Begin MATERIAL

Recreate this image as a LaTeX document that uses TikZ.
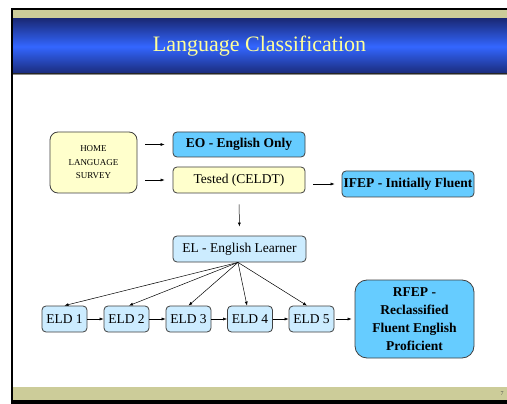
\documentclass[tikz,border=0pt]{standalone}
\usepackage{fontspec}
\setmainfont{Liberation Serif}
\usetikzlibrary{arrows.meta}
\definecolor{tanband}{HTML}{CCCC99}
\definecolor{bandblue}{HTML}{3366FF}
\definecolor{banddark}{HTML}{1A2A78}
\definecolor{titletext}{HTML}{FFFF99}
\definecolor{paleyellow}{HTML}{FFFFCC}
\definecolor{skyblue}{HTML}{66CCFF}
\definecolor{paleblue}{HTML}{CCECFF}
\definecolor{edge}{HTML}{404040}
\tikzset{
  box/.style={draw=edge, line width=0.8pt, rounded corners=4pt, inner sep=0pt,
    align=center, font=\fontsize{13.5}{17.8}\selectfont},
  yellowbox/.style={box, fill=paleyellow},
  bluebox/.style={box, fill=skyblue, font=\fontsize{13.5}{17.8}\selectfont\bfseries},
  palebox/.style={box, fill=paleblue},
  arr/.style={-{Latex[length=4pt,width=3pt]}, line width=0.5pt, black},
}
\begin{document}
\begin{tikzpicture}[x=1pt,y=-1pt]
\useasboundingbox (0,0) rectangle (507,404);
% slide frame and bands
\fill[white] (11,8) rectangle (507,404);
\fill[tanband] (13,10) rectangle (507,19);
\shade[top color=banddark, bottom color=banddark, middle color=bandblue] (13,19) rectangle (507,74);
\fill[black!85] (13,73.5) rectangle (507,74.5);
\fill[black!45] (13,74.5) rectangle (507,75.5);
\fill[tanband] (13,387) rectangle (507,400);
\fill[black] (11,8) rectangle (507,10);
\fill[black] (11,8) rectangle (13,404);
\fill[black] (11,400) rectangle (507,404);
\node[text=titletext, font=\fontsize{22}{26}\selectfont] (title) at (259.5,46) {Language Classification};
\node[text=black!70, font=\fontsize{6}{7}\selectfont] (pagenum) at (502,394) {7};
% classification boxes
\node[yellowbox, rounded corners=8pt, minimum width=87pt, minimum height=61pt,
  font=\fontsize{9}{13.5}\selectfont] (hls) at (93.5,162.5) {HOME\\LANGUAGE\\SURVEY};
\node[bluebox, minimum width=132pt, minimum height=25pt] (eo) at (239,144.5) {EO - English Only};
\node[yellowbox, minimum width=132pt, minimum height=26pt] (tested) at (239,180) {Tested (CELDT)};
\node[bluebox, minimum width=132pt, minimum height=26pt] (ifep) at (408,184) {IFEP - Initially Fluent};
\node[palebox, minimum width=133pt, minimum height=26pt] (el) at (239.5,249) {EL - English Learner};
\foreach \i/\x in {1/64.5,2/126.5,3/188.5,4/250,5/311.5}
  \node[palebox, minimum width=45pt, minimum height=26pt] (e\i) at (\x,319) {ELD \i};
\node[bluebox, rounded corners=12pt, minimum width=119pt, minimum height=78pt] (rfep) at (414.5,319)
  {RFEP -\\Reclassified\\Fluent English\\Proficient};
% connectors
\draw[arr, shorten <=8pt, shorten >=8pt] (hls.east |- eo.west) -- (eo.west);
\draw[arr, shorten <=8pt, shorten >=8pt] (hls.east |- tested.west) -- (tested.west);
\draw[arr, shorten <=8pt, shorten >=7pt] (tested.east |- ifep.west) -- (ifep.west);
\draw[arr, shorten <=11pt, shorten >=9pt] (tested.south) -- (el.north);
% fan from the learner box to each level
\coordinate (fan) at ([xshift=-1.5pt]el.south);
\foreach \i/\dx in {1/0,2/2.5,3/0,4/-3,5/-4.5}
  \draw[arr] (fan) -- ([xshift=\dx pt]e\i.north);
\foreach \i/\j in {1/2,2/3,3/4,4/5}
  \draw[arr] (e\i.east) -- (e\j.west);
\draw[arr, shorten <=2pt, shorten >=3pt] (e5.east) -- (rfep.west);
\end{tikzpicture}
\end{document}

End MATERIAL

STATED TASK -> Working from the material above, transcribe it exactly while omitting pictures.

ANSWER ->
Recreate this image as a LaTeX document that uses TikZ.
\documentclass[tikz,border=0pt]{standalone}
\usepackage{fontspec}
\setmainfont{Liberation Serif}
\usetikzlibrary{arrows.meta}
\definecolor{tanband}{HTML}{CCCC99}
\definecolor{bandblue}{HTML}{3366FF}
\definecolor{banddark}{HTML}{1A2A78}
\definecolor{titletext}{HTML}{FFFF99}
\definecolor{paleyellow}{HTML}{FFFFCC}
\definecolor{skyblue}{HTML}{66CCFF}
\definecolor{paleblue}{HTML}{CCECFF}
\definecolor{edge}{HTML}{404040}
\tikzset{
  box/.style={draw=edge, line width=0.8pt, rounded corners=4pt, inner sep=0pt,
    align=center, font=\fontsize{13.5}{17.8}\selectfont},
  yellowbox/.style={box, fill=paleyellow},
  bluebox/.style={box, fill=skyblue, font=\fontsize{13.5}{17.8}\selectfont\bfseries},
  palebox/.style={box, fill=paleblue},
  arr/.style={-{Latex[length=4pt,width=3pt]}, line width=0.5pt, black},
}
\begin{document}
\begin{tikzpicture}[x=1pt,y=-1pt]
\useasboundingbox (0,0) rectangle (507,404);
% slide frame and bands
\fill[white] (11,8) rectangle (507,404);
\fill[tanband] (13,10) rectangle (507,19);
\shade[top color=banddark, bottom color=banddark, middle color=bandblue] (13,19) rectangle (507,74);
\fill[black!85] (13,73.5) rectangle (507,74.5);
\fill[black!45] (13,74.5) rectangle (507,75.5);
\fill[tanband] (13,387) rectangle (507,400);
\fill[black] (11,8) rectangle (507,10);
\fill[black] (11,8) rectangle (13,404);
\fill[black] (11,400) rectangle (507,404);
\node[text=titletext, font=\fontsize{22}{26}\selectfont] (title) at (259.5,46) {Language Classification};
\node[text=black!70, font=\fontsize{6}{7}\selectfont] (pagenum) at (502,394) {7};
% classification boxes
\node[yellowbox, rounded corners=8pt, minimum width=87pt, minimum height=61pt,
  font=\fontsize{9}{13.5}\selectfont] (hls) at (93.5,162.5) {HOME\\LANGUAGE\\SURVEY};
\node[bluebox, minimum width=132pt, minimum height=25pt] (eo) at (239,144.5) {EO - English Only};
\node[yellowbox, minimum width=132pt, minimum height=26pt] (tested) at (239,180) {Tested (CELDT)};
\node[bluebox, minimum width=132pt, minimum height=26pt] (ifep) at (408,184) {IFEP - Initially Fluent};
\node[palebox, minimum width=133pt, minimum height=26pt] (el) at (239.5,249) {EL - English Learner};
\foreach \i/\x in {1/64.5,2/126.5,3/188.5,4/250,5/311.5}
  \node[palebox, minimum width=45pt, minimum height=26pt] (e\i) at (\x,319) {ELD \i};
\node[bluebox, rounded corners=12pt, minimum width=119pt, minimum height=78pt] (rfep) at (414.5,319)
  {RFEP -\\Reclassified\\Fluent English\\Proficient};
% connectors
\draw[arr, shorten <=8pt, shorten >=8pt] (hls.east |- eo.west) -- (eo.west);
\draw[arr, shorten <=8pt, shorten >=8pt] (hls.east |- tested.west) -- (tested.west);
\draw[arr, shorten <=8pt, shorten >=7pt] (tested.east |- ifep.west) -- (ifep.west);
\draw[arr, shorten <=11pt, shorten >=9pt] (tested.south) -- (el.north);
% fan from the learner box to each level
\coordinate (fan) at ([xshift=-1.5pt]el.south);
\foreach \i/\dx in {1/0,2/2.5,3/0,4/-3,5/-4.5}
  \draw[arr] (fan) -- ([xshift=\dx pt]e\i.north);
\foreach \i/\j in {1/2,2/3,3/4,4/5}
  \draw[arr] (e\i.east) -- (e\j.west);
\draw[arr, shorten <=2pt, shorten >=3pt] (e5.east) -- (rfep.west);
\end{tikzpicture}
\end{document}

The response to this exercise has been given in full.